:: Stated problem ::
Begin with the first line below and retype each line exactly through the line containing "(phys) at (957,224)". Any pictures are to be left out.

>> START Information supplied

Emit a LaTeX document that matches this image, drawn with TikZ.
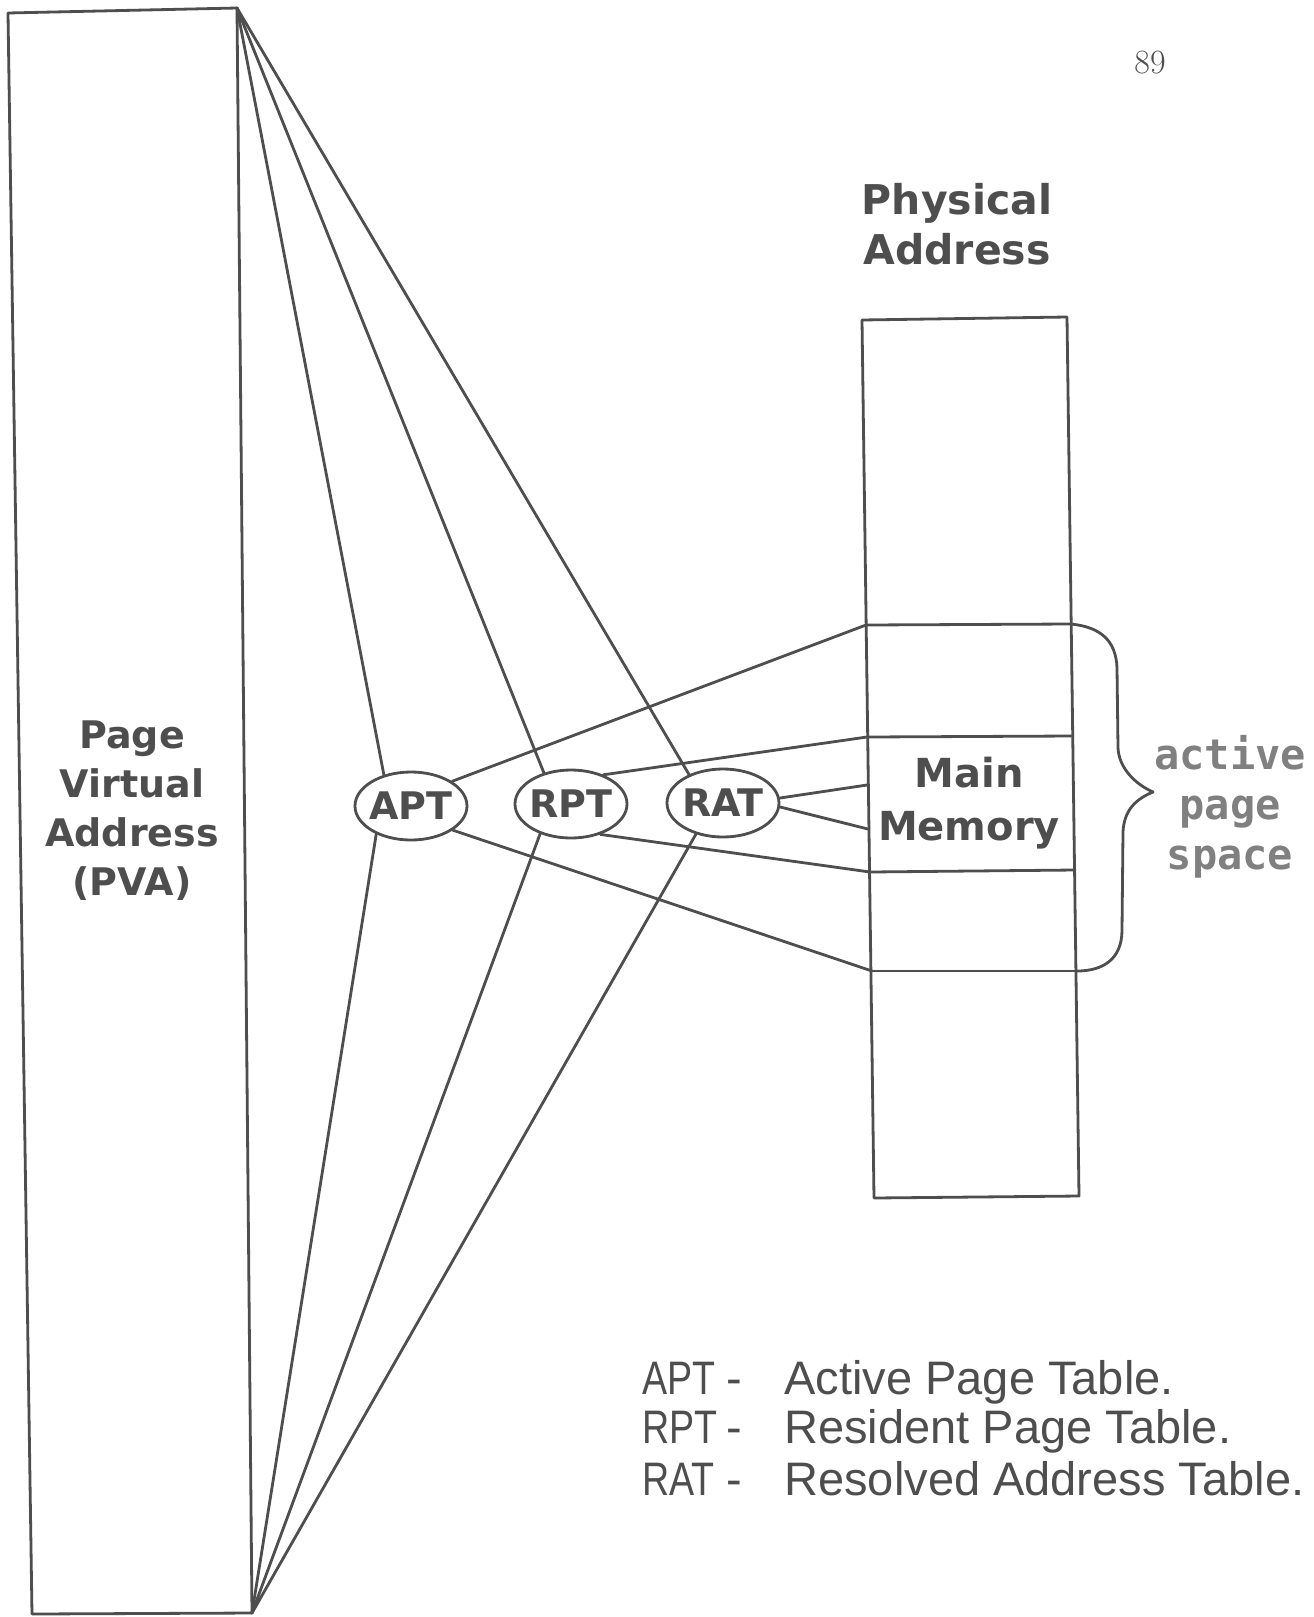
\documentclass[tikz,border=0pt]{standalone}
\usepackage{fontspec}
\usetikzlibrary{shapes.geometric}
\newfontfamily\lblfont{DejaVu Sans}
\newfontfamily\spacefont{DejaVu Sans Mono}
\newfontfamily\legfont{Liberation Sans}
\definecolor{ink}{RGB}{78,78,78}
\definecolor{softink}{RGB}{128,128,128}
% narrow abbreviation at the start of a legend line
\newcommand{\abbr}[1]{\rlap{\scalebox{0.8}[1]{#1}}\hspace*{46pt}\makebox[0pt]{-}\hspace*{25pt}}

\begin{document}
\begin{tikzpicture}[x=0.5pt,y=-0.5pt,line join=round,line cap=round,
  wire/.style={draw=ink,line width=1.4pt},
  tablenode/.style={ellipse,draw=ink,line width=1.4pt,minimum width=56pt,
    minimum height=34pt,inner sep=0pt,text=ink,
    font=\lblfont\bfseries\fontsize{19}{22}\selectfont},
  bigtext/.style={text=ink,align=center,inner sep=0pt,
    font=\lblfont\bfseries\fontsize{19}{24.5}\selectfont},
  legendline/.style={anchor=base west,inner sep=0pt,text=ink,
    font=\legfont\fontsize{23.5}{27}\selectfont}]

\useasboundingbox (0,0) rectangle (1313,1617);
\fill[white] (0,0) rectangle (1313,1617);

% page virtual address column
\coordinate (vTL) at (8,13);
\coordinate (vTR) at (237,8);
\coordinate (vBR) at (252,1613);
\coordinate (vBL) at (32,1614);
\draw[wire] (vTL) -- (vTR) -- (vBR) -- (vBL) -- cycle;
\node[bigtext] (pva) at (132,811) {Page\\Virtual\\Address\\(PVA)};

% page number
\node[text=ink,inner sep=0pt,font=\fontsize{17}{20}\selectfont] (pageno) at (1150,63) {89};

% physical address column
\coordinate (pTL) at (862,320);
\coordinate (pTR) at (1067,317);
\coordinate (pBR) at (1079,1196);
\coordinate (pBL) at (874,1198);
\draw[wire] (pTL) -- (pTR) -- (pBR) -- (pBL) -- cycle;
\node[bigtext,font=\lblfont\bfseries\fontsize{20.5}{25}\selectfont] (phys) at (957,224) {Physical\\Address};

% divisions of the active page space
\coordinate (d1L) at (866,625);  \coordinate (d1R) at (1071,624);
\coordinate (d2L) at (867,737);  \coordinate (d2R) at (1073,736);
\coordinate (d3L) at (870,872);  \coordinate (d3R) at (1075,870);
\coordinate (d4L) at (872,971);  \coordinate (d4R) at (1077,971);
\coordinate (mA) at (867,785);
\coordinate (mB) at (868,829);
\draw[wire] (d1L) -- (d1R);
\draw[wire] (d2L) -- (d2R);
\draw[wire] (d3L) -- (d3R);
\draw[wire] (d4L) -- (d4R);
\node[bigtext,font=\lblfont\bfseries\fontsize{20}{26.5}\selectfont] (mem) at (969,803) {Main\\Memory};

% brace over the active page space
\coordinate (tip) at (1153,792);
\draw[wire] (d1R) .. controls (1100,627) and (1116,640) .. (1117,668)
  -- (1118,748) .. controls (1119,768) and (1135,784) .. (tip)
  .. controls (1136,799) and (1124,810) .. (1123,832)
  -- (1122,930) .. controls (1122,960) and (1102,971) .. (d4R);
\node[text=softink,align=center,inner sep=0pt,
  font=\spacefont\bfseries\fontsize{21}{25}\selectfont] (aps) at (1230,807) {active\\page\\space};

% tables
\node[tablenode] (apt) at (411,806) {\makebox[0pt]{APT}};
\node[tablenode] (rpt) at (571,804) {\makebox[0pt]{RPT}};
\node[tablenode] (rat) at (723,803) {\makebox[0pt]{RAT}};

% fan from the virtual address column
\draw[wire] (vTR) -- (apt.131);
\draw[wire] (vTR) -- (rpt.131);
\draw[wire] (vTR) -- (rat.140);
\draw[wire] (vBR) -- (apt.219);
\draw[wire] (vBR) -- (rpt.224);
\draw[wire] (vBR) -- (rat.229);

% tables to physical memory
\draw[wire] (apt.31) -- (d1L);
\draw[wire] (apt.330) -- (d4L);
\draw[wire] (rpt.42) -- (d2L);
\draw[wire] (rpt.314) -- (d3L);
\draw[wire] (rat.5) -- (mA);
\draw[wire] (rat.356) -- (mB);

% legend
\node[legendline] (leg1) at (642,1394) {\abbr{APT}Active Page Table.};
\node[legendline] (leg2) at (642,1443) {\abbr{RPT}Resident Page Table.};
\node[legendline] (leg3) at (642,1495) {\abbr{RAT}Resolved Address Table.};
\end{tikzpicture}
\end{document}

>> END Information supplied

:: Written reply ::
Emit a LaTeX document that matches this image, drawn with TikZ.
\documentclass[tikz,border=0pt]{standalone}
\usepackage{fontspec}
\usetikzlibrary{shapes.geometric}
\newfontfamily\lblfont{DejaVu Sans}
\newfontfamily\spacefont{DejaVu Sans Mono}
\newfontfamily\legfont{Liberation Sans}
\definecolor{ink}{RGB}{78,78,78}
\definecolor{softink}{RGB}{128,128,128}
% narrow abbreviation at the start of a legend line
\newcommand{\abbr}[1]{\rlap{\scalebox{0.8}[1]{#1}}\hspace*{46pt}\makebox[0pt]{-}\hspace*{25pt}}

\begin{document}
\begin{tikzpicture}[x=0.5pt,y=-0.5pt,line join=round,line cap=round,
  wire/.style={draw=ink,line width=1.4pt},
  tablenode/.style={ellipse,draw=ink,line width=1.4pt,minimum width=56pt,
    minimum height=34pt,inner sep=0pt,text=ink,
    font=\lblfont\bfseries\fontsize{19}{22}\selectfont},
  bigtext/.style={text=ink,align=center,inner sep=0pt,
    font=\lblfont\bfseries\fontsize{19}{24.5}\selectfont},
  legendline/.style={anchor=base west,inner sep=0pt,text=ink,
    font=\legfont\fontsize{23.5}{27}\selectfont}]

\useasboundingbox (0,0) rectangle (1313,1617);
\fill[white] (0,0) rectangle (1313,1617);

% page virtual address column
\coordinate (vTL) at (8,13);
\coordinate (vTR) at (237,8);
\coordinate (vBR) at (252,1613);
\coordinate (vBL) at (32,1614);
\draw[wire] (vTL) -- (vTR) -- (vBR) -- (vBL) -- cycle;
\node[bigtext] (pva) at (132,811) {Page\\Virtual\\Address\\(PVA)};

% page number
\node[text=ink,inner sep=0pt,font=\fontsize{17}{20}\selectfont] (pageno) at (1150,63) {89};

% physical address column
\coordinate (pTL) at (862,320);
\coordinate (pTR) at (1067,317);
\coordinate (pBR) at (1079,1196);
\coordinate (pBL) at (874,1198);
\draw[wire] (pTL) -- (pTR) -- (pBR) -- (pBL) -- cycle;
\node[bigtext,font=\lblfont\bfseries\fontsize{20.5}{25}\selectfont] (phys) at (957,224) {Physical\\Address};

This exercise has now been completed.